▶ **WHAT NEEDS TO BE DONE**
Only the lines from the one with "Output the web" through the one with "const ndrPct = [-0.0027, -0.0205, -0.0178, -0.0175, 0.0113]", inclusive, should be echoed exactly; pictures are left out.

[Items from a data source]
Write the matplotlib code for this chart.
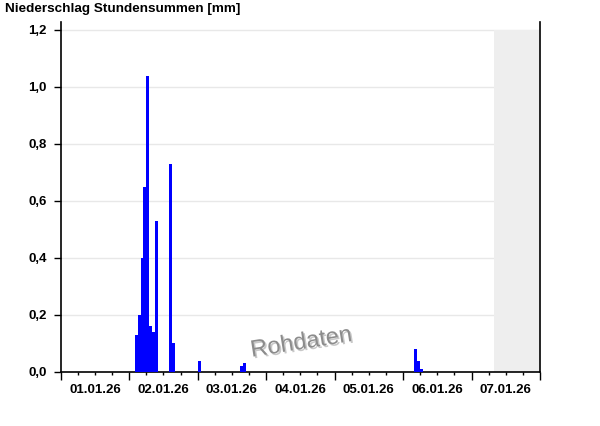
import matplotlib
matplotlib.use("Agg")
import matplotlib.pyplot as plt
import matplotlib.patheffects as pe
import pandas as pd

plt.rcParams['font.family'] = ['Liberation Sans', 'DejaVu Sans']

# ---- data ----
start = "2026-01-01 00:00"
end = "2026-01-08 00:00"
day_labels = ["01.01.26", "02.01.26", "03.01.26", "04.01.26", "05.01.26", "06.01.26", "07.01.26"]
bar_times = [
    "2026-01-02 02:00", "2026-01-02 03:00", "2026-01-02 04:00", "2026-01-02 05:00",
    "2026-01-02 06:00", "2026-01-02 07:00", "2026-01-02 08:00", "2026-01-02 09:00",
    "2026-01-02 14:00", "2026-01-02 15:00",
    "2026-01-03 00:00",
    "2026-01-03 15:00", "2026-01-03 16:00",
    "2026-01-06 04:00", "2026-01-06 05:00", "2026-01-06 06:00",
]
bar_values = [0.13, 0.20, 0.40, 0.65, 1.04, 0.16, 0.14, 0.53,
              0.73, 0.10,
              0.04,
              0.02, 0.03,
              0.08, 0.04, 0.01]
future_start = "2026-01-07 08:00"
y_ticks = [0.0, 0.2, 0.4, 0.6, 0.8, 1.0, 1.2]
y_tick_labels = ["0,0", "0,2", "0,4", "0,6", "0,8", "1,0", "1,2"]

t0 = pd.Timestamp(start)
def hrs(s):
    return (pd.Timestamp(s) - t0) / pd.Timedelta(hours=1)

x = [hrs(t) for t in bar_times]
x_end = hrs(end)

fig = plt.figure(figsize=(6.0, 4.26), dpi=100)
ax = fig.add_axes([0.1012, 0.1268, 0.9 - 0.1012, 0.9484 - 0.1268])

ax.set_xlim(0, x_end)
ax.set_ylim(0, 1.228)

# grid
for yt in y_ticks[1:]:
    ax.axhline(yt, color='#e8e8e8', lw=1.0, zorder=0)

# future shading
ax.fill_between([hrs(future_start), x_end], 0, 1.2, color='#eeeeee', lw=0, zorder=1)

ax.bar(x, bar_values, width=1.0, align='edge', color='#0000ff', lw=0, zorder=3)

# spines
ax.spines['top'].set_visible(False)
for s in ['left', 'right', 'bottom']:
    ax.spines[s].set_color('black')
    ax.spines[s].set_linewidth(1.2)

# ticks
ax.set_yticks(y_ticks)
ax.set_yticklabels(y_tick_labels, fontsize=9.5, fontweight='bold')
ax.tick_params(axis='y', direction='out', length=5, width=1, pad=5)

ax.set_xticks([24 * i for i in range(len(day_labels) + 1)])
ax.set_xticks([6 * i for i in range(int(x_end // 6) + 1) if i % 4], minor=True)
ax.set_xticklabels([])
ax.tick_params(axis='x', which='major', direction='out', length=6, width=1)
ax.tick_params(axis='x', which='minor', direction='out', length=2.5, width=1)

for i, lab in enumerate(day_labels):
    ax.text(24 * i + 12, -0.063, lab, ha='center', va='center', fontsize=9.5,
            fontweight='bold', transform=ax.transData, clip_on=False)

fig.text(0.008, 0.978, "Niederschlag Stundensummen [mm]", ha='left', va='center',
         fontsize=9.7, fontweight='bold')

# watermark
ax.text(0.502, 0.083, "Rohdaten", transform=ax.transAxes, ha='center', va='center',
        fontsize=17, color='#8c8c8c', rotation=9, zorder=2,
        path_effects=[pe.withSimplePatchShadow(offset=(1.2, -1.2),
                                               shadow_rgbFace='#c8c8c8', alpha=1.0)])

fig.savefig("out.png", dpi=100)
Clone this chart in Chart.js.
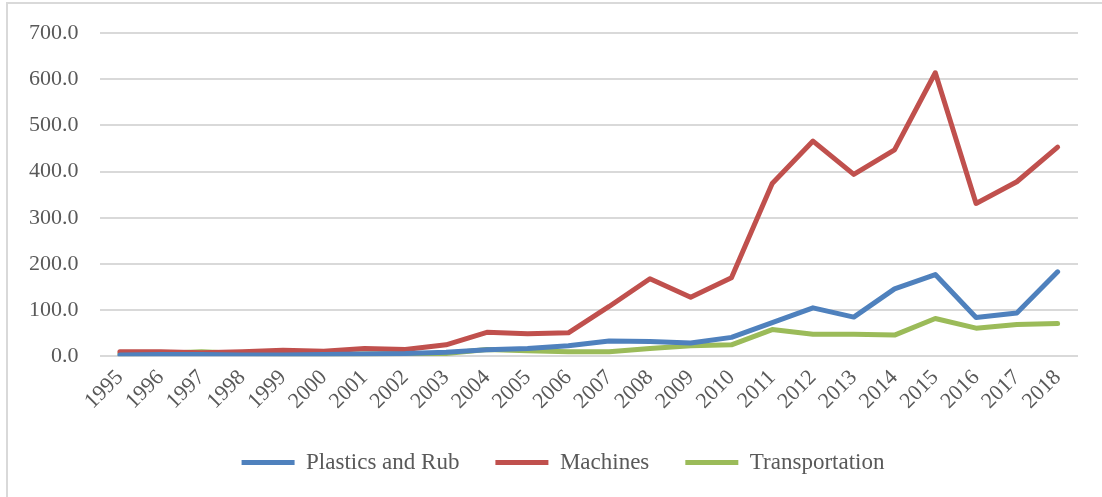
<!DOCTYPE html>
<html>
<head>
<meta charset="utf-8">
<script src="https://cdn.jsdelivr.net/npm/chart.js@4"></script>
<style>
  html, body { margin: 0; padding: 0; background: #fff; }
  #frame {
    position: absolute; left: 6px; top: 2px;
    width: 1096px; height: 495px;
    border-left: 2px solid #d9d9d9; border-top: 2px solid #d9d9d9;
  }
  #chartBox { position: relative; width: 1094px; height: 493px; }
</style>
</head>
<body>
<div id="frame"><div id="chartBox"><canvas id="tradeChart"></canvas></div></div>
<script>
// values
const years = ['1995', '1996', '1997', '1998', '1999', '2000', '2001', '2002', '2003', '2004', '2005', '2006',
               '2007', '2008', '2009', '2010', '2011', '2012', '2013', '2014', '2015', '2016', '2017', '2018'];
const plastics = [3, 4, 4, 3, 3, 4, 5, 6, 9, 14, 17, 23, 33, 32, 29, 41, 73, 105, 85, 146, 177, 84, 94, 183];
const machines = [10, 10, 8, 10, 13, 11, 17, 15, 25, 52, 49, 51, 108, 168, 128, 170, 374, 466, 394, 447, 614, 331, 378, 453];
const transportation = [5, 6, 10, 6, 5, 5, 5, 6, 6, 15, 12, 10, 10, 17, 23, 25, 58, 48, 48, 46, 82, 61, 69, 71];

document.addEventListener('DOMContentLoaded', function() {
    const ctx = document.getElementById('tradeChart').getContext('2d');
    const serif = '"Liberation Serif", "Times New Roman", serif';

    function makeSeries(label, values, color) {
        return {
            label: label,
            data: values,
            borderColor: color,
            backgroundColor: color,
            borderWidth: 5,
            borderCapStyle: 'round',
            borderJoinStyle: 'round',
            pointRadius: 0,
            tension: 0
        };
    }

    // nudge the legend a little to the right, like the original
    const legendShift = {
        id: 'legendShift',
        afterLayout(chart) {
            chart.legend.left += 20;
            chart.legend.right += 20;
        }
    };

    new Chart(ctx, {
        type: 'line',
        data: {
            labels: years,
            datasets: [
                makeSeries('Plastics and Rub', plastics, '#4f81bd'),
                makeSeries('Machines', machines, '#c0504d'),
                makeSeries('Transportation', transportation, '#9bbb59')
            ]
        },
        options: {
            responsive: true,
            maintainAspectRatio: false,
            animation: false,
            layout: { padding: { left: 0, right: 24, top: 8, bottom: 13 } },
            plugins: {
                tooltip: { enabled: false },
                legend: {
                    position: 'bottom',
                    labels: {
                        usePointStyle: true,
                        pointStyle: 'line',
                        pointStyleWidth: 53,
                        padding: 36,
                        color: '#595959',
                        font: { family: serif, size: 23 }
                    }
                }
            },
            scales: {
                x: {
                    offset: true,
                    grid: { display: false },
                    border: { display: false },
                    ticks: {
                        minRotation: 45,
                        maxRotation: 45,
                        autoSkip: false,
                        padding: 2,
                        color: '#595959',
                        font: { family: serif, size: 22, lineHeight: 1.0 }
                    }
                },
                y: {
                    min: 0,
                    max: 700,
                    border: { display: false },
                    grid: { color: '#d9d9d9', lineWidth: 2, drawTicks: false },
                    ticks: {
                        stepSize: 100,
                        padding: 21,
                        color: '#595959',
                        font: { family: serif, size: 22, lineHeight: 0.73 },
                        callback: function(v) { return v.toFixed(1); }
                    }
                }
            }
        },
        plugins: [legendShift]
    });
});
</script>
</body>
</html>
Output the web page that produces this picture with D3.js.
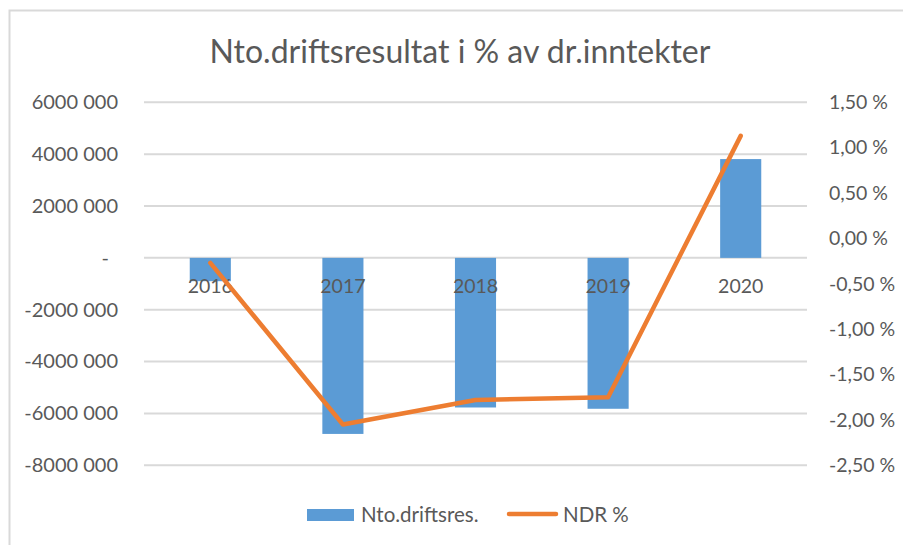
<!DOCTYPE html>
<html>
<head>
<meta charset="utf-8">
<script src="https://cdn.jsdelivr.net/npm/d3@7"></script>
<style>
  body { margin: 0; background: #fff; }
  text { font-family: Lato, "Open Sans", sans-serif; fill: #595959; }
</style>
</head>
<body>
<div id="container"></div>
<script>
// values
const years = ['2016', '2017', '2018', '2019', '2020']
const ntoDriftsres = [-900000, -6790000, -5770000, -5820000, 3810000]
const ndrPct = [-0.0027, -0.0205, -0.0178, -0.0175, 0.0113]

const leftTicks = [-8000000, -6000000, -4000000, -2000000, 0, 2000000, 4000000, 6000000]
const leftTickLabels = ['-8000 000', '-6000 000', '-4000 000', '-2000 000', '-', '2000 000', '4000 000', '6000 000']
const rightTicks = [-0.025, -0.02, -0.015, -0.01, -0.005, 0, 0.005, 0.01, 0.015]
const rightTickLabels = ['-2,50 %', '-2,00 %', '-1,50 %', '-1,00 %', '-0,50 %', '0,00 %', '0,50 %', '1,00 %', '1,50 %']

const width = 903
const height = 545
const plotLeft = 144, plotRight = 807, plotTop = 102.3, plotBottom = 465.3

const blue = '#5B9BD5'
const orange = '#ED7D31'

const svg = d3.select('#container').append('svg')
    .attr('width', width)
    .attr('height', height)

svg.append('rect')
    .attr('width', width).attr('height', height)
    .attr('fill', '#fff')

// chart border
svg.append('rect')
    .attr('x', 9.5).attr('y', 10.5)
    .attr('width', 905).attr('height', 545)
    .attr('fill', 'none')
    .attr('stroke', '#d9d9d9')
    .attr('stroke-width', 2)

svg.append('text')
    .attr('x', 460).attr('y', 63)
    .attr('text-anchor', 'middle')
    .style('font-size', '32px')
    .text('Nto.driftsresultat i % av dr.inntekter')

const xScale = d3.scaleBand()
    .domain(years)
    .range([plotLeft, plotRight])
    .paddingInner(0.69)
    .paddingOuter(0.345)

const yScale = d3.scaleLinear()
    .domain([-8000000, 6000000])
    .range([plotBottom, plotTop])

const y2Scale = d3.scaleLinear()
    .domain([-0.025, 0.015])
    .range([plotBottom, plotTop])

// gridlines
svg.append('g')
    .selectAll('line')
    .data(leftTicks)
    .enter()
    .append('line')
    .attr('x1', plotLeft).attr('x2', plotRight)
    .attr('y1', d => yScale(d)).attr('y2', d => yScale(d))
    .attr('stroke', '#d9d9d9')
    .attr('stroke-width', 2)

// left axis
const yAxis = d3.axisLeft(yScale)
    .tickValues(leftTicks)
    .tickSize(0)
    .tickPadding(26)
    .tickFormat((d, i) => leftTickLabels[i])

svg.append('g')
    .attr('id', 'y-axis')
    .attr('transform', `translate(${plotLeft}, 0)`)
    .call(yAxis)
    .call(g => g.select('.domain').remove())
    .call(g => g.selectAll('text')
        .style('font-size', '20px')
        .attr('font-family', null)
        .attr('fill', null)
        .attr('dx', d => d === 0 ? -9 : 0))

// right axis
const y2Axis = d3.axisRight(y2Scale)
    .tickValues(rightTicks)
    .tickSize(0)
    .tickPadding(22)
    .tickFormat((d, i) => rightTickLabels[i])

svg.append('g')
    .attr('id', 'y2-axis')
    .attr('transform', `translate(${plotRight}, 0)`)
    .call(y2Axis)
    .call(g => g.select('.domain').remove())
    .call(g => g.selectAll('text')
        .style('font-size', '19.5px')
        .attr('font-family', null)
        .attr('fill', null))

// bars
svg.selectAll('rect.bar')
    .data(ntoDriftsres)
    .enter()
    .append('rect')
    .attr('class', 'bar')
    .attr('x', (d, i) => xScale(years[i]))
    .attr('y', d => yScale(Math.max(0, d)))
    .attr('width', xScale.bandwidth())
    .attr('height', d => Math.abs(yScale(d) - yScale(0)))
    .attr('fill', blue)

// category labels next to the zero line
const xAxis = d3.axisBottom(xScale)
    .tickSize(0)

svg.append('g')
    .attr('id', 'x-axis')
    .attr('transform', `translate(0, ${yScale(0) + 29})`)
    .call(xAxis)
    .call(g => g.select('.domain').remove())
    .call(g => g.selectAll('text')
        .style('font-size', '19.5px')
        .attr('font-family', null)
        .attr('fill', null)
        .attr('y', 0)
        .attr('dy', '0.32em'))

// line
const line = d3.line()
    .x((d, i) => xScale(years[i]) + xScale.bandwidth() / 2)
    .y(d => y2Scale(d))

svg.append('path')
    .datum(ndrPct)
    .attr('d', line)
    .attr('fill', 'none')
    .attr('stroke', orange)
    .attr('stroke-width', 4.5)
    .attr('stroke-linejoin', 'round')
    .attr('stroke-linecap', 'round')

// legend
const legend = svg.append('g').attr('id', 'legend')
legend.append('rect')
    .attr('x', 307).attr('y', 509)
    .attr('width', 47).attr('height', 12)
    .attr('fill', blue)
legend.append('text')
    .attr('x', 361).attr('y', 515)
    .attr('dy', '0.35em')
    .style('font-size', '20.5px')
    .text('Nto.driftsres.')
legend.append('line')
    .attr('x1', 509).attr('x2', 556)
    .attr('y1', 514).attr('y2', 514)
    .attr('stroke', orange)
    .attr('stroke-width', 4.5)
    .attr('stroke-linecap', 'round')
legend.append('text')
    .attr('x', 563).attr('y', 515)
    .attr('dy', '0.35em')
    .style('font-size', '20.5px')
    .text('NDR %')
</script>
</body>
</html>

▶ **TASK OUTPUT**
Output the web page that produces this picture with D3.js.
<!DOCTYPE html>
<html>
<head>
<meta charset="utf-8">
<script src="https://cdn.jsdelivr.net/npm/d3@7"></script>
<style>
  body { margin: 0; background: #fff; }
  text { font-family: Lato, "Open Sans", sans-serif; fill: #595959; }
</style>
</head>
<body>
<div id="container"></div>
<script>
// values
const years = ['2016', '2017', '2018', '2019', '2020']
const ntoDriftsres = [-900000, -6790000, -5770000, -5820000, 3810000]
const ndrPct = [-0.0027, -0.0205, -0.0178, -0.0175, 0.0113]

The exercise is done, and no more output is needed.